- **Source records**

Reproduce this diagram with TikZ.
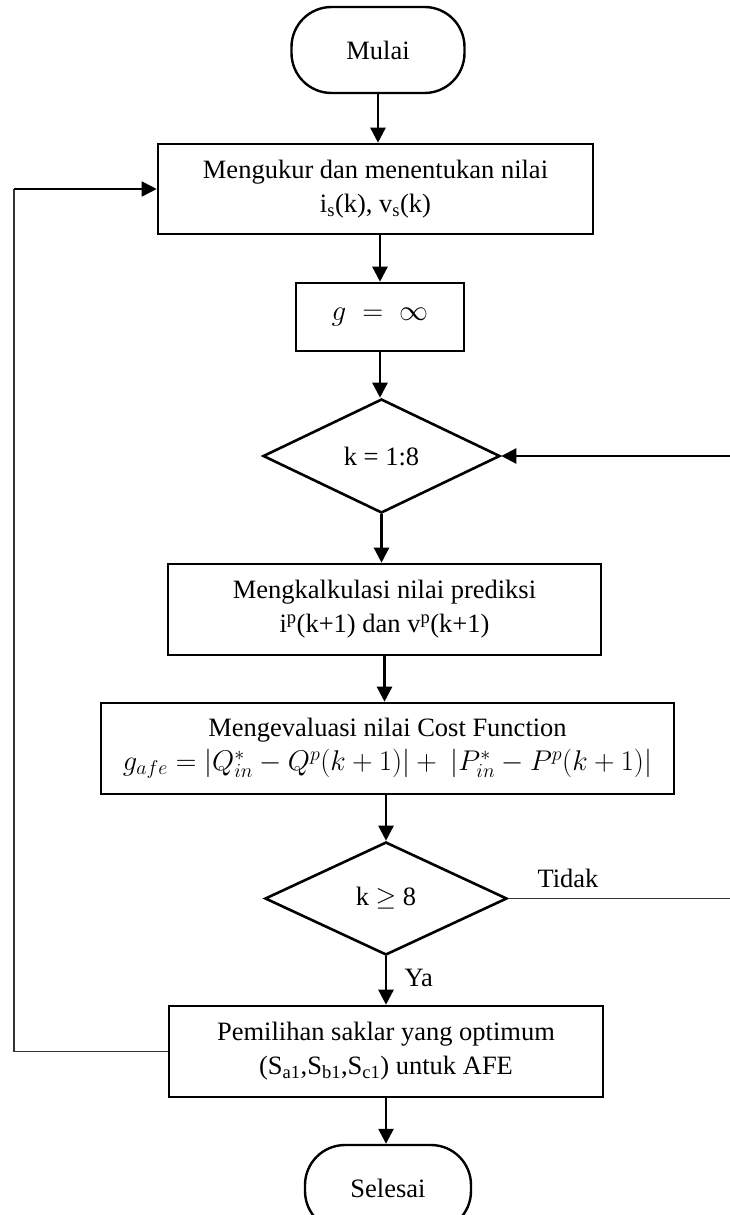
\RequirePackage{fix-cm}
\documentclass[tikz,border=0pt]{standalone}
\usepackage{fontspec}
\setmainfont{Liberation Serif}
\usetikzlibrary{arrows.meta,shapes.geometric}
\begin{document}
\begin{tikzpicture}[x=1pt,y=-1pt,
  every node/.style={font=\fontsize{26.5}{34}\selectfont, align=center},
  proc/.style={draw, line width=2.6pt, rectangle, inner sep=0pt},
  term/.style={draw, line width=2.4pt, rectangle, rounded corners=40pt, inner sep=0pt},
  dec/.style={draw, line width=2.6pt, diamond, inner sep=0pt},
  flow/.style={line width=2.5pt, -{Triangle[length=15pt,width=15pt]}},
  thinline/.style={line width=1.2pt, draw=black!80},
]
\useasboundingbox (0,0) rectangle (730,1215);
\clip (0,0) rectangle (730,1215);
\node[term, minimum width=173pt, minimum height=86pt] (start) at (378,50) {Mulai};
\node[proc, minimum width=435pt, minimum height=90pt] (meas) at (375.5,189) {Mengukur dan menentukan nilai\\ i\textsubscript{s}(k), v\textsubscript{s}(k)};
\node[proc, minimum width=168pt, minimum height=68pt] (ginit) at (380,317) {\fontsize{29}{34}\selectfont$g\;=\;\infty$};
\node[dec, minimum width=237pt, minimum height=114pt] (loop) at (381.5,456) {k = 1:8};
\node[proc, minimum width=433pt, minimum height=91pt] (pred) at (384.5,609.5) {Mengkalkulasi nilai prediksi\\ i\textsuperscript{p}(k+1) dan v\textsuperscript{p}(k+1)};
\node[proc, minimum width=573pt, minimum height=91pt] (cost) at (387.5,748.5) {Mengevaluasi nilai Cost Function\\ {\fontsize{28.5}{34}\selectfont$g_{afe} = |Q^{*}_{in} - Q^{p}(k+1)| + \ |P^{*}_{in} - P^{p}(k+1)|$}};
\node[dec, minimum width=242pt, minimum height=113pt] (chk) at (386,898.5) {k $\geq$ 8};
\node[proc, minimum width=434pt, minimum height=91pt] (sel) at (386,1051.5) {Pemilihan saklar yang optimum\\ (S\textsubscript{a1},S\textsubscript{b1},S\textsubscript{c1}) untuk AFE};
\node[term, minimum width=166pt, minimum height=86pt] (end) at (388,1188) {Selesai};
\node[anchor=west] (ya) at (401,978) {Ya};
\node (tidak) at (568,878) {Tidak};
\coordinate (rx) at (736,0);
\coordinate (lx) at (14,0);
\draw[flow] (start.south) -- (start.south |- meas.north);
\draw[flow] (meas.south -| ginit.north) -- (ginit.north);
\draw[flow] (ginit.south) -- (ginit.south |- loop.north);
\draw[flow] (loop.south) -- (loop.south |- pred.north);
\draw[flow] (pred.south) -- (pred.south |- cost.north);
\draw[flow] (cost.south -| chk.north) -- (chk.north);
\draw[flow] (chk.south) -- (sel.north);
\draw[flow] (sel.south) -- (sel.south |- end.north);
\draw[thinline] (chk.east) -- (chk.east -| rx) -- (rx |- loop.east);
\draw[flow] (rx |- loop.east) -- (loop.east);
\draw[thinline] (sel.west) -- (sel.west -| lx) -- (lx |- meas.west);
\draw[flow, line width=1.8pt] (lx |- meas.west) -- (meas.west);
\end{tikzpicture}
\end{document}
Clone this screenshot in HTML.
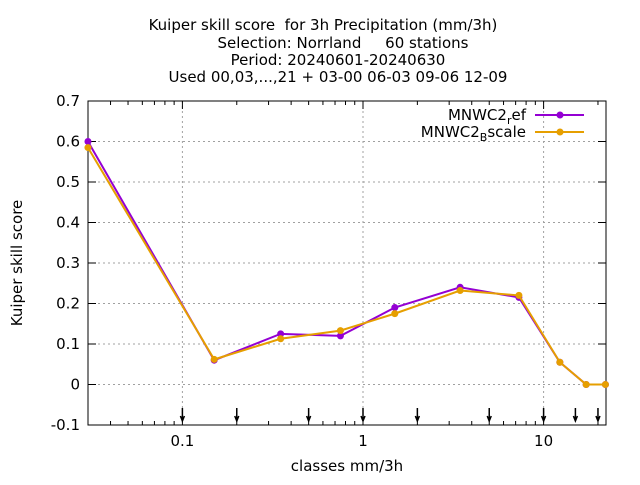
<!DOCTYPE html>
<html><head><meta charset="utf-8"><style>
body{margin:0;background:#fff;}
svg text{font-family:"DejaVu Sans","Liberation Sans",sans-serif;fill:#000;white-space:pre;}
</style></head><body>
<svg id="chart" width="640" height="480" viewBox="0 0 640 480" xmlns="http://www.w3.org/2000/svg">
<rect width="640" height="480" fill="#fff"/>
<g font-size="15" text-anchor="middle">
<text x="323" y="30" style="font-size:15px">Kuiper skill score  for 3h Precipitation (mm/3h)</text>
<text x="343" y="48" style="font-size:15px">Selection: Norrland     60 stations</text>
<text x="338" y="65" style="font-size:15px">Period: 20240601-20240630</text>
<text x="338" y="82" style="font-size:15px">Used 00,03,...,21 + 03-00 06-03 09-06 12-09</text>
</g>
<g id="grid"></g><g id="axes"></g><g id="series"></g>
<text x="22" y="263" transform="rotate(-90 22 263)" text-anchor="middle" style="font-size:15px">Kuiper skill score</text>
<text x="347" y="471" text-anchor="middle" style="font-size:15px">classes mm/3h</text>
<g>
<text x="526" y="120" text-anchor="end" style="font-size:15px">MNWC2<tspan dy="4" style="font-size:11px">r</tspan><tspan dy="-4">ef</tspan></text>
<line x1="535" y1="115" x2="584" y2="115" stroke="#9400d3" stroke-width="2"/><circle cx="560" cy="115" r="3.5" fill="#9400d3"/>
<text x="526" y="137" text-anchor="end" style="font-size:15px">MNWC2<tspan dy="4" style="font-size:11px">B</tspan><tspan dy="-4">scale</tspan></text>
<line x1="535" y1="132" x2="584" y2="132" stroke="#e69f00" stroke-width="2"/><circle cx="560" cy="132" r="3.5" fill="#e69f00"/>
</g>
</svg>
<script>
const classes=[0.03,0.15,0.35,0.75,1.5,3.45,7.3,12.3,17.2,22];
const refValues=[0.6,0.06,0.125,0.12,0.19,0.24,0.215,0.055,0,0];
const bscaleValues=[0.585,0.062,0.113,0.133,0.175,0.232,0.22,0.055,0,0];
const yTicks=[-0.1,0,0.1,0.2,0.3,0.4,0.5,0.6,0.7];
const yTickLabels=["-0.1","0","0.1","0.2","0.3","0.4","0.5","0.6","0.7"];
const xTicks=[0.1,1,10];
const xTickLabels=["0.1","1","10"];
const arrowPositions=[0.1,0.2,0.5,1,2,5,10,15,20];
const L=88,R=606,T=101,B=425;
const NS="http://www.w3.org/2000/svg";
function X(v){return 363+Math.log10(v)*180.6;}
function Y(v){return B-(v+0.1)/0.8*(B-T);}
function mk(p,t,a){const e=document.createElementNS(NS,t);for(const k in a)e.setAttribute(k,a[k]);p.appendChild(e);return e;}
const grid=document.getElementById('grid'),axes=document.getElementById('axes'),ser=document.getElementById('series');
yTicks.forEach((v,i)=>{const y=Y(v);
 if(i>0&&i<yTicks.length-1){const g=mk(grid,'line',{x1:L,x2:R,y1:y,y2:y,stroke:'#a0a0a0','stroke-dasharray':'2,3'});
 
 }
 mk(axes,'line',{x1:L,x2:L+8,y1:y,y2:y,stroke:'#000'});mk(axes,'line',{x1:R-8,x2:R,y1:y,y2:y,stroke:'#000'});
 const t=mk(axes,'text',{x:L-8,y:y+5,'text-anchor':'end',style:'font-size:15px'});t.textContent=yTickLabels[i];
 
 });
for(let d=-2;d<=1;d++)for(let m=1;m<10;m++){const v=m*Math.pow(10,d);const x=X(v);if(x<L||x>R)continue;const len=m==1?8:4;
 mk(axes,'line',{x1:x,x2:x,y1:B,y2:B-len,stroke:'#000'});mk(axes,'line',{x1:x,x2:x,y1:T,y2:T+len,stroke:'#000'});}
xTicks.forEach((v,i)=>{const x=X(v);
 const g=mk(grid,'line',{x1:x,x2:x,y1:T,y2:B,stroke:'#a0a0a0','stroke-dasharray':'2,3'});
 
 
 const t=mk(axes,'text',{x:x,y:B+21,'text-anchor':'middle',style:'font-size:15px'});t.textContent=xTickLabels[i];
 
 });
const fr=mk(axes,'rect',{x:L,y:T,width:R-L,height:B-T,fill:'none',stroke:'#000'});


arrowPositions.forEach(v=>{const x=X(v);
 const a=mk(axes,'path',{d:`M${x} 408 L${x} 421 M${x-2} 416 L${x} 421 L${x+2} 416`,stroke:'#000','stroke-width':1.5,fill:'none'});
 
 });
function series(vals,color,name){
 const p=mk(ser,'polyline',{points:classes.map((c,i)=>X(c)+','+Y(vals[i])).join(' '),fill:'none',stroke:color,'stroke-width':2});
 
 
 classes.forEach((c,i)=>{const m=mk(ser,'circle',{cx:X(c),cy:Y(vals[i]),r:3.5,fill:color});
 
 });}
series(refValues,'#9400d3','ref');
series(bscaleValues,'#e69f00','bscale');
</script>
</body></html>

- **Written instruction**
Go through the material above and count the lines that contain "this"; answer with the number alone.

- **Answer to the exercise**
2